Idealists like me, and those who have fought for everything from affordable housing to wild condors, have to figure out for themselves what an acceptable level of realism looks like—not giving up the fight for systemic change, but also not letting lovely goals overwhelm the gritty needs. One way may be to back up a little and think of the slightly longer term. Hence:

4) Emergencies demand urgency.

If you build, say, a solar farm now, it doesn’t need to be forever; in a generation, if we’ve actually started using less energy, or we’ve actually figured out cheap, safe fusion reactors, then the people who come after us can take it down. But if we delay, then we won’t get to that moment intact—we will break the planet, and those people who come after us will have lost their options (except the option to curse us out). Because climate change is the perfect example of a timed test: The Intergovernmental Panel on Climate Change has explained that unless we can cut emissions in half by 2030, even the tepid targets we set at Paris will go by the board.

So the general tactic used by the opponents of projects—delay it until it goes away—is in effect a form of climate denial. Making the perfect the enemy of the good is, in such a case, more like making the perfect the enemy of anything at all. When you’re in an emergency, acting at least gives you a chance; not acting guarantees an outcome, and not a good one.

Sometimes this is not just sad but truly despicable: The futurist Alex Steffen coined the term “predatory delay” to describe the ways that some make money off foot-dragging, sometimes masquerading as environmental impact studies. Think of an oil company squeezing a few more years out of its business model. But even its more innocent form is…not always so innocent. If you figure out how to slow down a new housing project for four or five years, then the value of your home may go up, but someone else gets to live that four or five years under a bridge.
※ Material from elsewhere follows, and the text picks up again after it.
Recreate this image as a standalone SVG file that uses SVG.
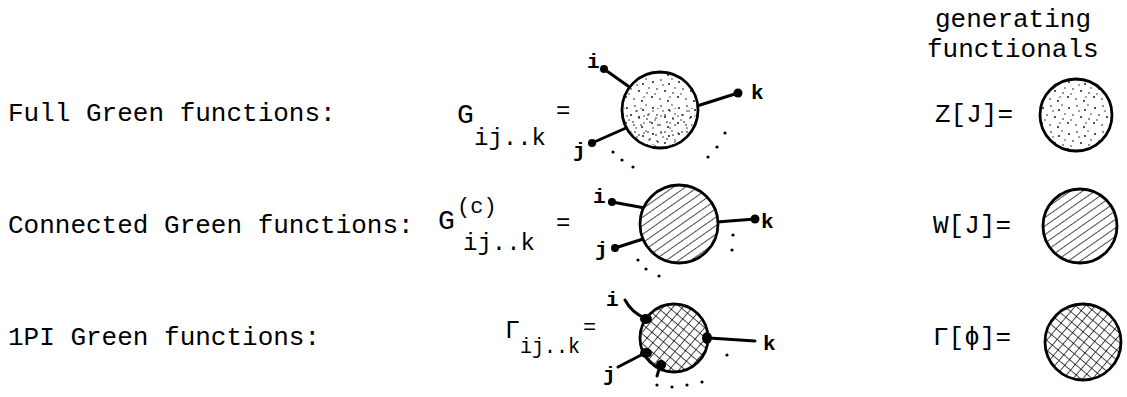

Most of these factors (global impact, history, timing) lead one to saying yes to some new projects right now, if they can start to alleviate the very real crisis we face. In the largest sense they’re a way to prevent disastrous change. But it’s often hard to see the big picture, and on a smaller scale almost all of us have an attachment to the status quo, and a reluctance—an innate and useful conservatism—to seeing things change. We like, for instance, the landscapes we know, and resent intrusion on them. In Vermont, where I live now, the public service commission recently rejected an 8-acre solar farm, solely on “aesthetic” grounds; in the even bluer San Francisco Bay Area, well-intended environmental review laws have been twisted to endlessly delay the housing development desperately needed to keep people from sprawling out into fire-prone mountain towns. If we’re going to avert climate catastrophe, that can’t be standard practice, and yet that instinct can come from a good place. We’ve learned to love the world around us, and to value thriving urban neighborhoods; that’s been a core hope of environmentalists from the start, be they Aldo Leopold or Jane Jacobs.

But we can use that love to develop a new aesthetic, I think, if we let ourselves be fully open to the moment in which we live. Vermont, for instance, has a lot of cornfields; in the valley where I live now, they’re the most common use of open ground. Of course, they themselves were once a dramatic break with the past, when forests covered this land. And if you squint, they take on a different appearance. What is a corn plant, after all, but a solar collector of a different sort? And actually a remarkably inefficient one: You have to dump a lot of nitrogen fertilizer on them to make them grow, which quickly washes into Lake Champlain, causing enormous and expensive algae blooms. And the corn gets fed to dairy cows—but we have more milk than we need, so we have to prop up the price, and the big farms depend on cheap labor from other countries. It’s not a great system.

Electrons, by contrast, are a crop we badly need. And a solar array on one of those fields doesn’t actually damage the soil; if anything, it helps the soil retain moisture and nutrients. And farmers (who can get a steady price for this new harvest of clean power) are also learning to graze goats in between the panels, or to raise vegetables beneath their shade. Growing the wrong crop is not just a Vermont story. In Iowa, corn capital of the world, nearly 60 percent of the crop currently goes to make ethanol for cars—we’re already growing energy, just inefficiently, since you could get the same mileage from EVs by installing solar panels on a small fraction of the acreage.

So maybe we could learn to think a little differently—maybe we could gaze up at wind turbines on the ridge and take pleasure in seeing the breeze made visible. And in seeing ourselves taking responsibility for something we need—energy—instead of pawning the costs off on poorer people somewhere else, or on the people who will come after us. My backyard is somewhat dominated by a moderately ugly steel stalk from which sprout a dozen solar panels; I would be lying if I said it was beautiful, but I’ve retrained my eye to see it as pretty in its own way. (And oddly, other creatures don’t seem to mind it—among other things, it boasts some truly epic wasp nests.) It’s not easy to retrain our eyes, but it’s easier than altering the laws of physics.

None of these considerations infallibly spit out a default answer; every plan and project will be a little different. But all of these factors, I think, should incline us toward supporting—perhaps grudgingly, and against our first impulse—new developments that address present crises and past injustice. To go back to my earlier examples, a new landfill in a poor part of the county would have done nothing much for anyone (except the consultants with the contract to build it), but a new wind turbine, though it came with costs, could justify them. It would have helped the local economy a little, and the world a lot; it would have paid down a substantial carbon debt, and taught us a slightly different way to look at the world.

There have been many times when we’ve needed to say no; progressive values have demanded it, and those values have been in easy congruence with the part of each of us that’s naturally, and properly, conservative, which is to say suspicious of change. Saying no is relatively simple, and sometimes right. But we live in a moment when our future—and the future of everyone and everything—depends on sometimes learning to offer a resounding yes.